Ou seja, se o DECEX ao deferir os Atos Concessórios adotava um critério jurídico para tanto, e agora, instado a revisar os Atos, resolve adotar um novo critério jurídico, não pode o mesmo oficiar a SRF para que ela cobre estes tributos de fatos geradores que se efetivaram antes da mudança do seu entendimento.

 

O que poderia e deveria ter sido feito para tal revisão, deveria ser estritamente a análise e verificação dos documentos apresentados, com o intuito de realmente apurar se o que foi declarado pelo contribuinte realmente se realizou ou não.
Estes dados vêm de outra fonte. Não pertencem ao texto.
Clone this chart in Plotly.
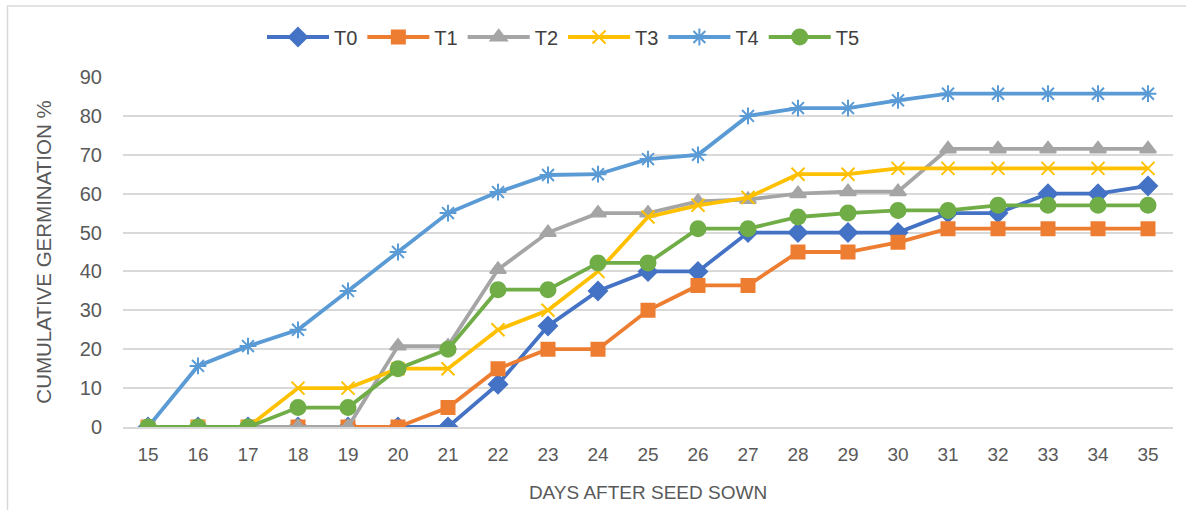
import plotly.graph_objects as go

days = [str(d) for d in range(15, 36)]
T0 = [0, 0, 0, 0, 0, 0, 0, 11, 26, 35, 40, 40, 50, 50, 50, 50, 55, 55, 60, 60, 62]
T1 = [0, 0, 0, 0, 0, 0, 5, 15, 20, 20, 30, 36.4, 36.4, 45, 45, 47.5, 51, 51, 51, 51, 51]
T2 = [0, 0, 0, 0, 0, 20.8, 20.8, 40.5, 50, 55, 55, 58, 58.5, 60, 60.5, 60.5, 71.5, 71.5, 71.5, 71.5, 71.5]
T3 = [0, 0, 0, 10, 10, 15, 15, 25, 30, 40, 54, 57, 59, 65, 65, 66.5, 66.5, 66.5, 66.5, 66.5, 66.5]
T4 = [0, 15.7, 20.8, 25, 35, 45, 55, 60.4, 64.8, 65, 68.9, 70, 80, 82, 82, 84, 85.7, 85.7, 85.7, 85.7, 85.7]
T5 = [0, 0, 0, 5, 5, 15, 20, 35.3, 35.3, 42.2, 42.2, 51, 51, 54, 55, 55.7, 55.7, 57, 57, 57, 57]

series = [
    ("T0", T0, "#4472C4", "diamond", 14),
    ("T1", T1, "#ED7D31", "square", 13),
    ("T2", T2, "#A5A5A5", "triangle-up", 14),
    ("T3", T3, "#FFC000", "x-thin-open", 13),
    ("T4", T4, "#5B9BD5", "asterisk-open", 14),
    ("T5", T5, "#70AD47", "circle", 15),
]

FONT = "Liberation Sans, Arial, sans-serif"

fig = go.Figure()
for name, vals, col, sym, sz in series:
    fig.add_trace(go.Scatter(
        x=days, y=vals, name=name, mode="lines+markers",
        line=dict(color=col, width=3.8),
        marker=dict(symbol=sym, size=sz, color=col, line=dict(color=col, width=2)),
    ))

fig.update_layout(
    width=1186, height=510,
    margin=dict(l=123, r=13, t=77, b=83, autoexpand=False),
    paper_bgcolor="white", plot_bgcolor="white",
    font=dict(family=FONT, size=18, color="#595959"),
    legend=dict(orientation="h", x=(262 - 123) / 1050, xanchor="left",
                y=(427 - 37) / 350, yanchor="middle",
                font=dict(size=20, color="#404040"), itemwidth=62, traceorder="normal"),
    xaxis=dict(type="category", range=[-0.5, 20.5], showgrid=False,
               showline=True, linecolor="#D9D9D9", linewidth=1.5,
               ticks="", ticklabelstandoff=9, tickfont=dict(size=19, color="#595959"),
               title=dict(text="DAYS AFTER SEED SOWN", font=dict(size=19, color="#595959"), standoff=22)),
    yaxis=dict(range=[0, 90], dtick=10, showgrid=True, gridcolor="#D9D9D9", gridwidth=1.5,
               zeroline=False, showline=False, ticks="", ticklabelstandoff=20,
               tickfont=dict(size=20, color="#595959"),
               title=dict(text="CUMULATIVE GERMINATION %", font=dict(size=20.5, color="#595959"), standoff=22)),
    showlegend=True,
)

fig.add_shape(type="rect", xref="paper", yref="paper",
              x0=(7.5 - 123) / 1050, x1=(1195 - 123) / 1050,
              y0=(427 - 520) / 350, y1=(427 - 6) / 350,
              line=dict(color="#D9D9D9", width=1.5), layer="below")

fig.write_html("out.html", config={"displayModeBar": False},
               post_script="document.body.style.margin='0';")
Isto é, se os fatos declarados pelo contribuinte realmente ocorreram, ou se o mesmo prestou alguma informação irregular ou apresentou algum documento falso, para aí sim usufruir de má-fé do benefício fiscal instituído pelo legislador ordinário.

 

Com isso, tendo o contribuinte prestado informações e apresentado os documentos fiéis da transação, agindo assim de plena boa-fé, e tendo o DECEX, ao analisar os mesmos, entendido que aquela determinada operação preenchia os requisitos previstos no artigo 5º da Lei nº 8.032/90, não pode agora o DECEX, com base na mudança de critério jurídico, anular os Atos Concessórios que anteriormente havia deferido, para que o Fisco possa cobrar os tributos que haviam ficado suspensos, na medida em que o contribuinte estaria resguardado pelo disposto no artigo 146 do CTN.

 

 

Ademais, cumpre ainda destacar, que a SRF participa do desembaraço aduaneiro dos produtos importados, podendo, a qualquer tempo durante este desembaraço, solicitar documentos e informações do importador.

 

para que assim apresento mesmo realmente participou de um “processo seletivo”, e se realmente o mesmo efetuou uma operação de Drawback, com a venda das mercadorias no mercado interno

 

Diante de todo o exposto, só podemos concluir que, mais uma vez a Administração Pública exerce a sua política fiscalista, meramente arrecadatória, na medida em que a revisão dos Atos Concessórios não almeja anular as relações jurídicas decorrentes de condutas ilícitas, que tenham estejam consubstanciadas na má-fé de alguns contribuintes, mas visa sim anular, tão-somente, as relações que se interpretadas de outra maneira, poderiam resultar em maior arrecadação para o Fisco.